Today's honorary bat boy is Tuffy Rhodes.
Yankees 6, Tigers 3. A few days ago, it looked like Curtis Granderson would miss the start of the season with an oblique injury. Instead, Granderson opened 2011 by hitting a go-ahead home run and making two great catches in center field to lead New York. Mark Teixiera, who usually refuses to do anything on a baseball field until May (religious) crushed a three-run home run and the bullpen quartet of Joba Chamberlain, Rafael Soriano, Mariano Rivera and the man living underneath Joba Chamberlain's jersey dominated, pitching three perfect innings.
Angels 4, Royals 2. Kansas City made three errors and fell into the AL Central cellar, where they're expected to stay until late-September. Jered Weaver allowed two singles to Melky Cabrera and that was it in 6 1/3 innings.
Padres 5, Cardinals 3 (11). St. Louis led 3-2 with two outs in the top of the ninth and things were looking good on Gerald Laird bobblehead day. But then Cameron Maybin happened. The new Padres outfielder crushed a solo home run off Bryan Augenstein to tie the game, then San Diego scored the go-ahead run in the 11th when new second baseman Ryan Theriot couldn't handle a low relay throw and his throw home was dropped by Yadier Molina. Albert Pujols grounded into three double plays, a Major League record for opening day, proving the Cardinals were right to not pay that bum in the off-season.

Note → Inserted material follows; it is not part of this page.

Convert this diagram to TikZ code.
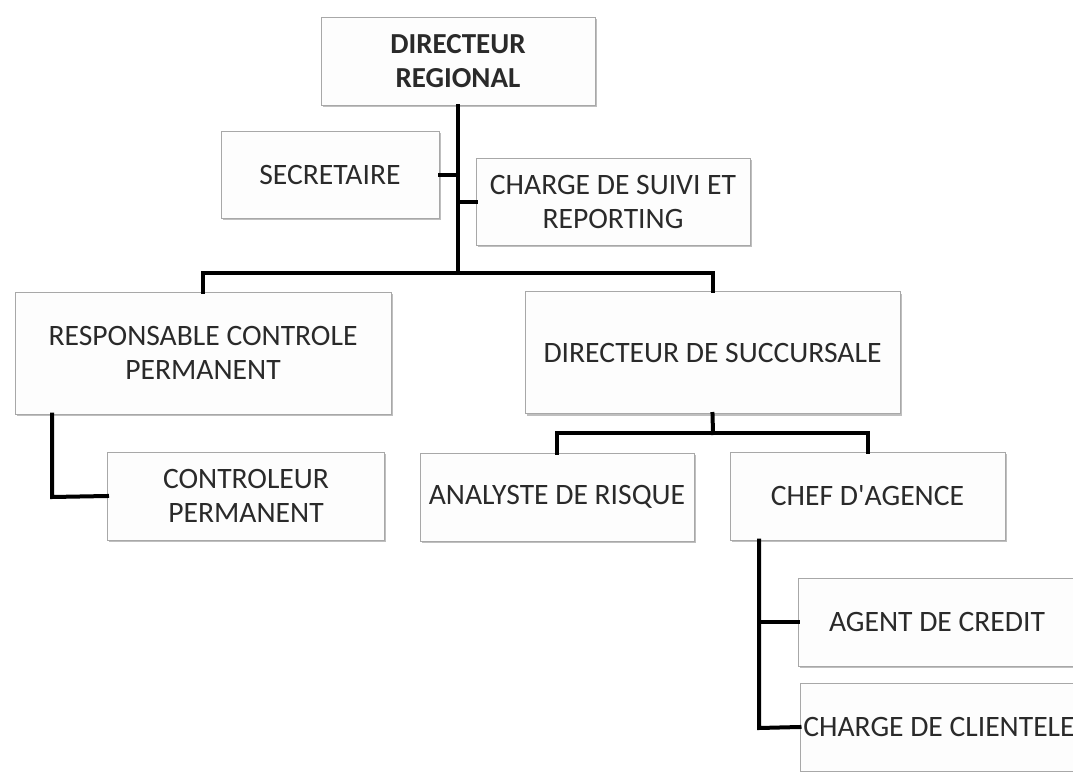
\documentclass[tikz,border=0pt]{standalone}
\usepackage{fontspec}
\setmainfont{Carlito}
\usetikzlibrary{shadows}
\definecolor{boxline}{HTML}{A8A8A8}
\definecolor{boxfill}{HTML}{FDFDFD}
\definecolor{txt}{HTML}{2A2A2A}
\tikzset{
  orgbox/.style={draw=boxline, line width=1pt, fill=boxfill, rectangle,
    align=center, text=txt, inner sep=0pt,
    font=\fontsize{29.6}{34}\selectfont,
    drop shadow={shadow xshift=1.5pt, shadow yshift=-2pt, opacity=0.25, fill=black}},
  conn/.style={line width=4pt, line join=miter, line cap=rect, black}
}
\begin{document}
\begin{tikzpicture}[x=1pt,y=-1pt]
\useasboundingbox (0,0) rectangle (1073,771);
\clip (0,0) rectangle (1073,771);
\fill[white] (0,0) rectangle (1073,771);
% nodes
\node[orgbox, minimum width=274, minimum height=88, font=\fontsize{29}{34}\selectfont\bfseries] (dr) at (458,61) {DIRECTEUR\\REGIONAL};
\node[orgbox, minimum width=218, minimum height=87] (sec) at (330,174.5) {SECRETAIRE};
\node[orgbox, minimum width=274, minimum height=87] (csr) at (613,201.5) {CHARGE DE SUIVI ET\\REPORTING};
\node[orgbox, minimum width=376, minimum height=122] (rcp) at (203,353) {RESPONSABLE CONTROLE\\PERMANENT};
\node[orgbox, minimum width=375, minimum height=122] (ds) at (712.5,352.5) {DIRECTEUR DE SUCCURSALE};
\node[orgbox, minimum width=277, minimum height=88] (cp) at (246,496) {CONTROLEUR\\PERMANENT};
\node[orgbox, minimum width=274, minimum height=88] (ar) at (557,497) {ANALYSTE DE RISQUE};
\node[orgbox, minimum width=275, minimum height=88] (ca) at (867.5,496) {CHEF D\textquotesingle AGENCE};
\node[orgbox, minimum width=278, minimum height=88] (ag) at (937,622) {AGENT DE CREDIT};
\node[orgbox, minimum width=278, minimum height=88] (cc) at (939,727) {CHARGE DE CLIENTELE};
% junctions
\coordinate (j1) at (458,273);
\coordinate (j2) at (713,433);
\coordinate (c1) at (52,497);
\coordinate (c2) at (759,728);
% connectors
\draw[conn] (dr.south) -- (j1);
\draw[conn] (sec.east) -- (sec.east -| j1);
\draw[conn] (csr.west) -- (csr.west -| j1);
\draw[conn] (rcp.north) |- (j1) -| (ds.north);
\draw[conn] (ds.south) -- (j2);
\draw[conn] (ar.north) |- (j2) -| (ca.north);
\draw[conn] (c1 |- rcp.south) -- (c1) -- (cp.west);
\draw[conn] (c2 |- ca.south) -- (c2) -- (cc.west);
\draw[conn] (ag.west) -- (ag.west -| c2);
\end{tikzpicture}
\end{document}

Reds 7, Brewers 6. Milwaukee led 6-3 thanks to home runs by Rickie Weeks, Carlos Gomez and Ryan Braun, but gave it all back in the ninth. John Axford, who quietly had a solid 2010 in the Milwaukee pen, provided his best Greg Cadaret impersonation, allowing four runs, including Ramon Hernandez's opposite field, three-run walk-off in the defending Central champs' win.
Braves 2, Nationals 0. Brandon Hicks: DNP.